* START *

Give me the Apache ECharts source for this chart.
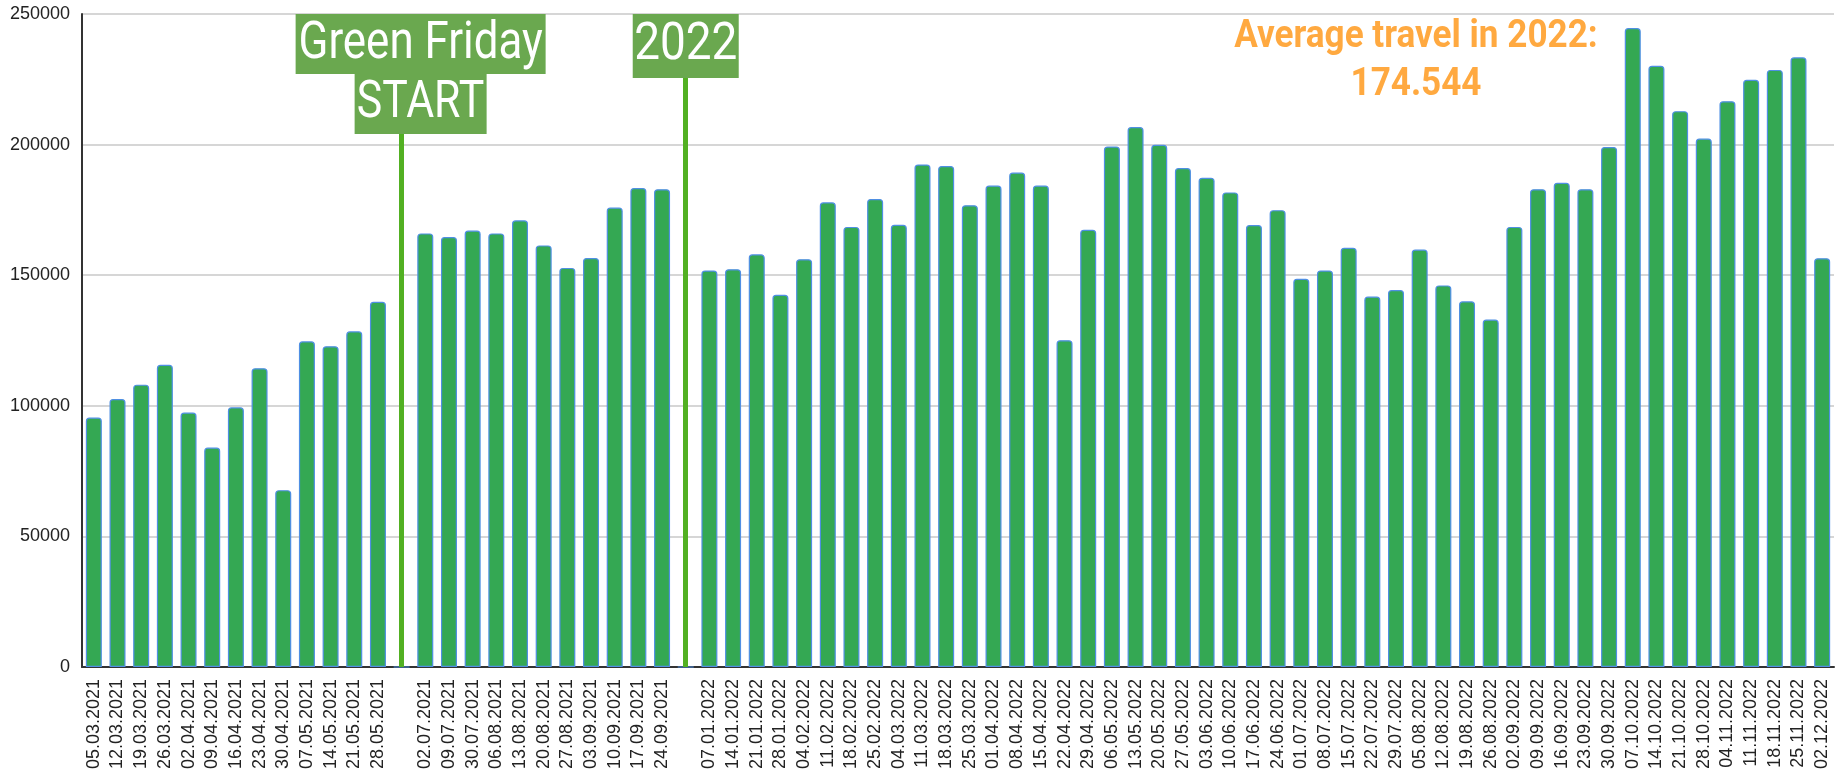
<!DOCTYPE html>
<html>
<head>
<meta charset="utf-8">
<script src="https://cdn.jsdelivr.net/npm/echarts@6/dist/echarts.min.js"></script>
<style>
  html, body { margin: 0; padding: 0; background: #fff; }
  #chart { width: 1841px; height: 777px; }
</style>
</head>
<body>
<div id="chart"></div>
<script>
// weekly dates, split where the chart leaves an empty slot
const dates2021a = ['05.03.2021', '12.03.2021', '19.03.2021', '26.03.2021', '02.04.2021', '09.04.2021', '16.04.2021',
  '23.04.2021', '30.04.2021', '07.05.2021', '14.05.2021', '21.05.2021', '28.05.2021']
const dates2021b = ['02.07.2021', '09.07.2021', '30.07.2021', '06.08.2021', '13.08.2021', '20.08.2021', '27.08.2021',
  '03.09.2021', '10.09.2021', '17.09.2021', '24.09.2021']
const dates2022 = ['07.01.2022', '14.01.2022', '21.01.2022', '28.01.2022', '04.02.2022', '11.02.2022', '18.02.2022',
  '25.02.2022', '04.03.2022', '11.03.2022', '18.03.2022', '25.03.2022', '01.04.2022', '08.04.2022', '15.04.2022',
  '22.04.2022', '29.04.2022', '06.05.2022', '13.05.2022', '20.05.2022', '27.05.2022', '03.06.2022', '10.06.2022',
  '17.06.2022', '24.06.2022', '01.07.2022', '08.07.2022', '15.07.2022', '22.07.2022', '29.07.2022', '05.08.2022',
  '12.08.2022', '19.08.2022', '26.08.2022', '02.09.2022', '09.09.2022', '16.09.2022', '23.09.2022', '30.09.2022',
  '07.10.2022', '14.10.2022', '21.10.2022', '28.10.2022', '04.11.2022', '11.11.2022', '18.11.2022', '25.11.2022',
  '02.12.2022']

const travel2021a = [95500, 102600, 108100, 115700, 97400, 84000, 99400, 114400, 67700, 124700, 122800, 128500, 139800]
const travel2021b = [166000, 164600, 167100, 166000, 171000, 161400, 152800, 156600, 175900, 183400, 182900]
const travel2022 = [151800, 152300, 158000, 142500, 156100, 177900, 168500, 179200, 169300, 192400, 191800, 176800,
  184300, 189300, 184300, 125100, 167400, 199300, 206700, 199900, 191000, 187300, 181700, 169200, 174900, 148600,
  151800, 160500, 141800, 144300, 159800, 146100, 140000, 133000, 168500, 182900, 185400, 182900, 199100, 244600,
  230200, 212800, 202300, 216600, 224800, 228600, 233400, 156500]

const yTicks = [0, 50000, 100000, 150000, 200000, 250000]
const avgLines = ['Average travel in 2022:', '174.544']

const categories = [...dates2021a, '', ...dates2021b, '', ...dates2022]
const values = [...travel2021a, 0, ...travel2021b, 0, ...travel2022]
const greenFridayIdx = dates2021a.length
const yearIdx = dates2021a.length + 1 + dates2021b.length

const lineColor = '#52b022'
const boxColor = '#6aa84f'

const chart = echarts.init(document.getElementById('chart'))

chart.setOption({
  animation: false,
  grid: { left: 82, right: 7, top: 14, bottom: 110 },
  xAxis: {
    type: 'category',
    data: categories,
    axisTick: { show: false },
    axisLine: { lineStyle: { color: '#333', width: 2 } },
    axisLabel: {
      interval: 0,
      rotate: 90,
      margin: 12,
      fontFamily: 'Liberation Sans',
      fontSize: 18,
      color: '#222'
    }
  },
  yAxis: {
    type: 'value',
    min: yTicks[0],
    max: yTicks[yTicks.length - 1],
    interval: yTicks[1] - yTicks[0],
    axisLine: { show: true, lineStyle: { color: '#333', width: 2 } },
    axisTick: { show: false },
    splitLine: { lineStyle: { color: '#d6d6d6', width: 2 } },
    axisLabel: {
      margin: 12,
      fontFamily: 'Liberation Sans',
      fontSize: 18,
      color: '#222',
      formatter: v => String(v)
    }
  },
  series: [{
    type: 'bar',
    data: values,
    barWidth: 16,
    itemStyle: {
      color: '#34a853',
      borderColor: '#4f8fe3',
      borderWidth: 1.2,
      borderRadius: [3, 3, 0, 0]
    },
    markLine: {
      silent: true,
      symbol: 'none',
      label: { show: false },
      lineStyle: { color: lineColor, width: 5, type: 'solid' },
      data: [
        [{ coord: [greenFridayIdx, 0] }, { coord: [greenFridayIdx, 240000] }],
        [{ coord: [yearIdx, 0] }, { coord: [yearIdx, 240000] }]
      ]
    }
  }]
})

// annotation boxes anchored on the empty categories
const gfX = chart.convertToPixel({ xAxisIndex: 0 }, greenFridayIdx)
const yrX = chart.convertToPixel({ xAxisIndex: 0 }, yearIdx)
const topY = chart.convertToPixel({ yAxisIndex: 0 }, yTicks[yTicks.length - 1])

const boxText = (text, cx, cy, size, scale) => ({
  type: 'group', x: cx, y: cy, scaleX: scale, z: 101,
  children: [{
    type: 'text', z: 101,
    style: {
      text, font: size + 'px Roboto', fill: '#fff',
      align: 'center', verticalAlign: 'middle', textAlign: 'center', textVerticalAlign: 'middle'
    }
  }]
})

const avgText = (text, cy) => ({
  type: 'group', x: 1416, y: cy, scaleX: 0.9, z: 101,
  children: [{
    type: 'text', z: 101,
    style: {
      text, font: 'bold 39px Roboto', fill: '#ffa940',
      align: 'center', verticalAlign: 'middle', textAlign: 'center', textVerticalAlign: 'middle'
    }
  }]
})

chart.setOption({
  graphic: [
    { type: 'rect', z: 100, shape: { x: gfX - 106, y: topY, width: 250, height: 60 }, style: { fill: boxColor } },
    { type: 'rect', z: 100, shape: { x: gfX - 47, y: topY + 60, width: 132, height: 60 }, style: { fill: boxColor } },
    { type: 'rect', z: 100, shape: { x: yrX - 53, y: topY, width: 106, height: 64 }, style: { fill: boxColor } },
    boxText('Green Friday', gfX + 19, topY + 31, 51, 0.86),
    boxText('START', gfX + 19, topY + 90, 51, 0.84),
    boxText('2022', yrX, topY + 32, 51, 0.9),
    avgText(avgLines[0], 37),
    avgText(avgLines[1], 85)
  ]
})
</script>
</body>
</html>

* END *

**WHAT YOU NEED TO DO:** Transcribe the material exactly, and leave out whatever pictures it holds.

**WRITTEN RESPONSE:**
Give me the Apache ECharts source for this chart.
<!DOCTYPE html>
<html>
<head>
<meta charset="utf-8">
<script src="https://cdn.jsdelivr.net/npm/echarts@6/dist/echarts.min.js"></script>
<style>
  html, body { margin: 0; padding: 0; background: #fff; }
  #chart { width: 1841px; height: 777px; }
</style>
</head>
<body>
<div id="chart"></div>
<script>
// weekly dates, split where the chart leaves an empty slot
const dates2021a = ['05.03.2021', '12.03.2021', '19.03.2021', '26.03.2021', '02.04.2021', '09.04.2021', '16.04.2021',
  '23.04.2021', '30.04.2021', '07.05.2021', '14.05.2021', '21.05.2021', '28.05.2021']
const dates2021b = ['02.07.2021', '09.07.2021', '30.07.2021', '06.08.2021', '13.08.2021', '20.08.2021', '27.08.2021',
  '03.09.2021', '10.09.2021', '17.09.2021', '24.09.2021']
const dates2022 = ['07.01.2022', '14.01.2022', '21.01.2022', '28.01.2022', '04.02.2022', '11.02.2022', '18.02.2022',
  '25.02.2022', '04.03.2022', '11.03.2022', '18.03.2022', '25.03.2022', '01.04.2022', '08.04.2022', '15.04.2022',
  '22.04.2022', '29.04.2022', '06.05.2022', '13.05.2022', '20.05.2022', '27.05.2022', '03.06.2022', '10.06.2022',
  '17.06.2022', '24.06.2022', '01.07.2022', '08.07.2022', '15.07.2022', '22.07.2022', '29.07.2022', '05.08.2022',
  '12.08.2022', '19.08.2022', '26.08.2022', '02.09.2022', '09.09.2022', '16.09.2022', '23.09.2022', '30.09.2022',
  '07.10.2022', '14.10.2022', '21.10.2022', '28.10.2022', '04.11.2022', '11.11.2022', '18.11.2022', '25.11.2022',
  '02.12.2022']

const travel2021a = [95500, 102600, 108100, 115700, 97400, 84000, 99400, 114400, 67700, 124700, 122800, 128500, 139800]
const travel2021b = [166000, 164600, 167100, 166000, 171000, 161400, 152800, 156600, 175900, 183400, 182900]
const travel2022 = [151800, 152300, 158000, 142500, 156100, 177900, 168500, 179200, 169300, 192400, 191800, 176800,
  184300, 189300, 184300, 125100, 167400, 199300, 206700, 199900, 191000, 187300, 181700, 169200, 174900, 148600,
  151800, 160500, 141800, 144300, 159800, 146100, 140000, 133000, 168500, 182900, 185400, 182900, 199100, 244600,
  230200, 212800, 202300, 216600, 224800, 228600, 233400, 156500]

const yTicks = [0, 50000, 100000, 150000, 200000, 250000]
const avgLines = ['Average travel in 2022:', '174.544']

const categories = [...dates2021a, '', ...dates2021b, '', ...dates2022]
const values = [...travel2021a, 0, ...travel2021b, 0, ...travel2022]
const greenFridayIdx = dates2021a.length
const yearIdx = dates2021a.length + 1 + dates2021b.length

const lineColor = '#52b022'
const boxColor = '#6aa84f'

const chart = echarts.init(document.getElementById('chart'))

chart.setOption({
  animation: false,
  grid: { left: 82, right: 7, top: 14, bottom: 110 },
  xAxis: {
    type: 'category',
    data: categories,
    axisTick: { show: false },
    axisLine: { lineStyle: { color: '#333', width: 2 } },
    axisLabel: {
      interval: 0,
      rotate: 90,
      margin: 12,
      fontFamily: 'Liberation Sans',
      fontSize: 18,
      color: '#222'
    }
  },
  yAxis: {
    type: 'value',
    min: yTicks[0],
    max: yTicks[yTicks.length - 1],
    interval: yTicks[1] - yTicks[0],
    axisLine: { show: true, lineStyle: { color: '#333', width: 2 } },
    axisTick: { show: false },
    splitLine: { lineStyle: { color: '#d6d6d6', width: 2 } },
    axisLabel: {
      margin: 12,
      fontFamily: 'Liberation Sans',
      fontSize: 18,
      color: '#222',
      formatter: v => String(v)
    }
  },
  series: [{
    type: 'bar',
    data: values,
    barWidth: 16,
    itemStyle: {
      color: '#34a853',
      borderColor: '#4f8fe3',
      borderWidth: 1.2,
      borderRadius: [3, 3, 0, 0]
    },
    markLine: {
      silent: true,
      symbol: 'none',
      label: { show: false },
      lineStyle: { color: lineColor, width: 5, type: 'solid' },
      data: [
        [{ coord: [greenFridayIdx, 0] }, { coord: [greenFridayIdx, 240000] }],
        [{ coord: [yearIdx, 0] }, { coord: [yearIdx, 240000] }]
      ]
    }
  }]
})

// annotation boxes anchored on the empty categories
const gfX = chart.convertToPixel({ xAxisIndex: 0 }, greenFridayIdx)
const yrX = chart.convertToPixel({ xAxisIndex: 0 }, yearIdx)
const topY = chart.convertToPixel({ yAxisIndex: 0 }, yTicks[yTicks.length - 1])

const boxText = (text, cx, cy, size, scale) => ({
  type: 'group', x: cx, y: cy, scaleX: scale, z: 101,
  children: [{
    type: 'text', z: 101,
    style: {
      text, font: size + 'px Roboto', fill: '#fff',
      align: 'center', verticalAlign: 'middle', textAlign: 'center', textVerticalAlign: 'middle'
    }
  }]
})

const avgText = (text, cy) => ({
  type: 'group', x: 1416, y: cy, scaleX: 0.9, z: 101,
  children: [{
    type: 'text', z: 101,
    style: {
      text, font: 'bold 39px Roboto', fill: '#ffa940',
      align: 'center', verticalAlign: 'middle', textAlign: 'center', textVerticalAlign: 'middle'
    }
  }]
})

chart.setOption({
  graphic: [
    { type: 'rect', z: 100, shape: { x: gfX - 106, y: topY, width: 250, height: 60 }, style: { fill: boxColor } },
    { type: 'rect', z: 100, shape: { x: gfX - 47, y: topY + 60, width: 132, height: 60 }, style: { fill: boxColor } },
    { type: 'rect', z: 100, shape: { x: yrX - 53, y: topY, width: 106, height: 64 }, style: { fill: boxColor } },
    boxText('Green Friday', gfX + 19, topY + 31, 51, 0.86),
    boxText('START', gfX + 19, topY + 90, 51, 0.84),
    boxText('2022', yrX, topY + 32, 51, 0.9),
    avgText(avgLines[0], 37),
    avgText(avgLines[1], 85)
  ]
})
</script>
</body>
</html>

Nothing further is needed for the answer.